Yesterday, I picked up some cotton balls during my weekly grocery run. I pictured making diagrams of cloud shapes with glue this morning.
Today didn't go exactly as planned. The baby is fussy from her new molars, and needed extra attention during her morning nap. Meanwhile, my older kids are especially maniac after a non-nap for three days trip to Grandmas. I helped Hannah find the glue and clear off a section of our kitchen table. Then Maria woke herself up with a wail. By the time, I got Maria back to sleep, Hannah had torn open the cotton ball bag herself and was busy in her own project. She had no interest in my tutorial of how to make a neat diagram of cloud types.
Three weeks ago, "No Mom, I don't need you here!" would have thrown me. But now, I'm a new girl. I decided that I was really interested in learning Jon's theory of cloud height, so I went on the computer myself. I found a diagram of fog, culumus, stratus, and cirrus clouds. I wrote down their names and Latin meaning.
I asked to borrow some unused cotton balls and set up my own cloud project on the dining room table. In a few minutes, Hannah, Alex and I had a lively conversation going on about our various cloud drawings. I pasted some "fog" and drew a car that went into the fog. Alex had pasted clouds over a series of volcanos. Hannah drew flowers under her clouds, since flowers like rain. We talked about rain and plants, which eventually became a spring board discussion into what plants can live in a desert. Hannah and Alex took a look at my cloud drawing, just like I kept stopping my work to look at their projects.
My next drawing was a diagram of the water cycle. I pictured Hannah copying this for her school portfolio. (Alex by this time was off exploring Twister video clips on You Tube.) Instead, Hannah made up her own diagram. It's lots of different clouds with arrows pointing to them. She talks about "first this cloud turns into that cloud, and then it turns into this cloud." There are about nine clouds with various arrows in different colors pointing at each other. At first, I'm tempted to correct her knowledge "No, only cumulus clouds turn into cumulunimbus (rainclouds)."

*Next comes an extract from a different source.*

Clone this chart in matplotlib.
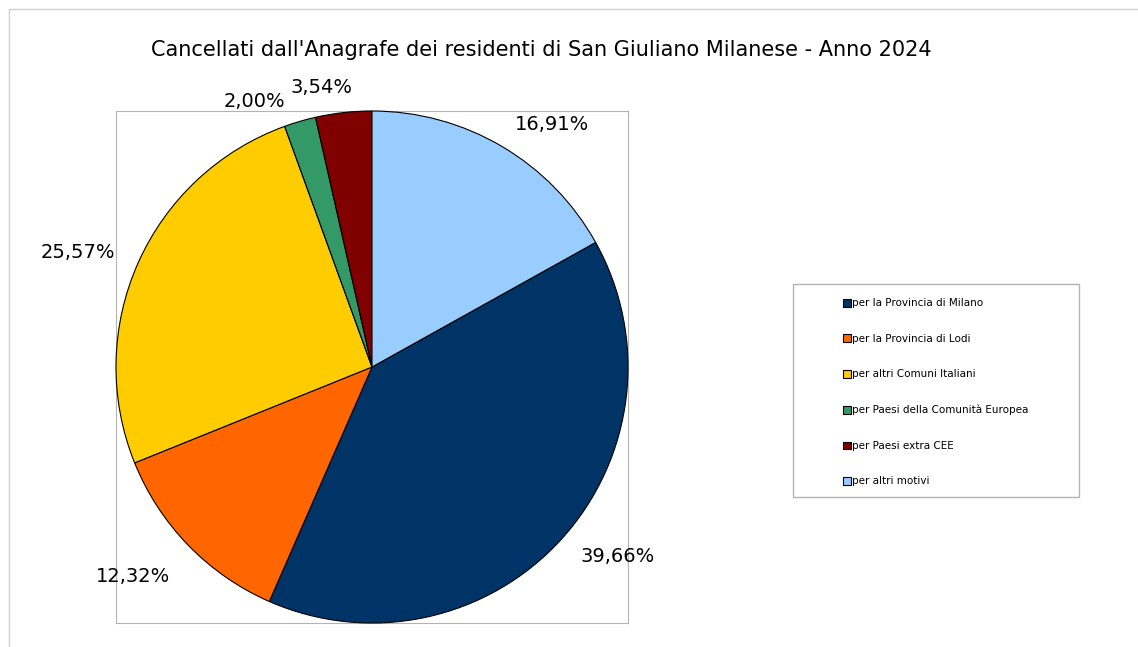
import matplotlib
matplotlib.use('Agg')
import matplotlib.pyplot as plt
from matplotlib.patches import Rectangle

# --- dati ---
categorie = ['per la Provincia di Milano', 'per la Provincia di Lodi',
             'per altri Comuni Italiani', 'per Paesi della Comunità Europea',
             'per Paesi extra CEE', 'per altri motivi']
percentuali = [39.66, 12.32, 25.57, 2.00, 3.54, 16.91]
colori = ['#003366', '#FF6600', '#FFCC00', '#339966', '#800000', '#99CCFF']
titolo = "Cancellati dall'Anagrafe dei residenti di San Giuliano Milanese - Anno 2024"

W, H = 1138, 647
fig = plt.figure(figsize=(W / 100, H / 100), dpi=100)

# cornice esterna grigia
fig.patches.append(Rectangle((9 / W, -0.1), 1.2, 1 - 9 / H + 0.1, transform=fig.transFigure,
                             fill=False, edgecolor='#d0d0d0', lw=1))

ax = fig.add_axes([116 / W, (H - 623) / H, 512 / W, 512 / H])
etichette = [f"{p:.2f}%".replace('.', ',') for p in percentuali]
start = 90 - percentuali[-1] / sum(percentuali) * 360
wedges, texts = ax.pie(percentuali, colors=colori, startangle=start, counterclock=False,
                       labels=etichette, labeldistance=1.1,
                       wedgeprops=dict(edgecolor='black', linewidth=0.8),
                       textprops=dict(fontsize=14, color='black'))
ax.set_xlim(-1, 1)
ax.set_ylim(-1, 1)
ax.set_frame_on(True)
ax.set_xticks([])
ax.set_yticks([])
for s in ax.spines.values():
    s.set_color('#b3b3b3')
    s.set_zorder(0)

# piccoli spostamenti delle etichette per evitare sovrapposizioni
x, y = texts[1].get_position()
texts[1].set_position((x, y - 0.05))
x, y = texts[3].get_position()
texts[3].set_position((x - 0.03, y - 0.02))
x, y = texts[4].get_position()
texts[4].set_position((x + 0.045, y))

fig.text(541 / W, 1 - 50 / H, titolo, ha='center', va='center', fontsize=15)

# legenda
fig.patches.append(Rectangle((793 / W, (H - 497) / H), 286 / W, 213 / H, transform=fig.transFigure,
                             fill=False, edgecolor='#b3b3b3', lw=1))
leg = fig.legend(wedges, categorie, loc='upper left', bbox_to_anchor=(834 / W, 1 - 289 / H),
                 frameon=False, fontsize=7.5, handlelength=0.75, handleheight=0.75,
                 handletextpad=0.1, labelspacing=2.45)
for h in leg.legend_handles:
    h.set_edgecolor('black')
    h.set_linewidth(0.8)

fig.savefig('out.png', dpi=100)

Then I had this memory of my first few weeks of law school. At the beginning, we had to master the rubic of "logic".We read difficult, dense case law and then tried to make up our own evaluations of new situations, this incident is like that case, not this one. Because the whole legal structure was new, our beginning arguments didn't make much sense. Our "baby law talk" went sort of like "a tomato is like a stop light because they are both red." I remember this period in class when I actually had to cover my ears during most of my classmates questions since their theories were so wild that it would mess up my own teeny understanding of Civil Procedure or Torts. All of this babble was important, however. We had to practice how to "argue" as lawyers, before we could understand the content of our classes. In otherwords, we built a mental framework of what a logical argument was, and then went back and filled it in with specific knowledge from our class.
I realize that this is what my five year old is doing with science. She knows that you create a visual diagram where information goes in a certain way. She wants to copy a flow-chart as a concept. She wants to practice the art of a presentation. She knows that clouds have different names, but she's not ready to memorize them yet. If I let Hannah mess around with glue and crayons in her own way on her own time, my reward is hearing "This is fun Mom! I love studying clouds." In Hannah's mind, a morning spent with cloud is even more fun than all the new toys at Grandma's house.
Such a sweet day with my own budding meterologist!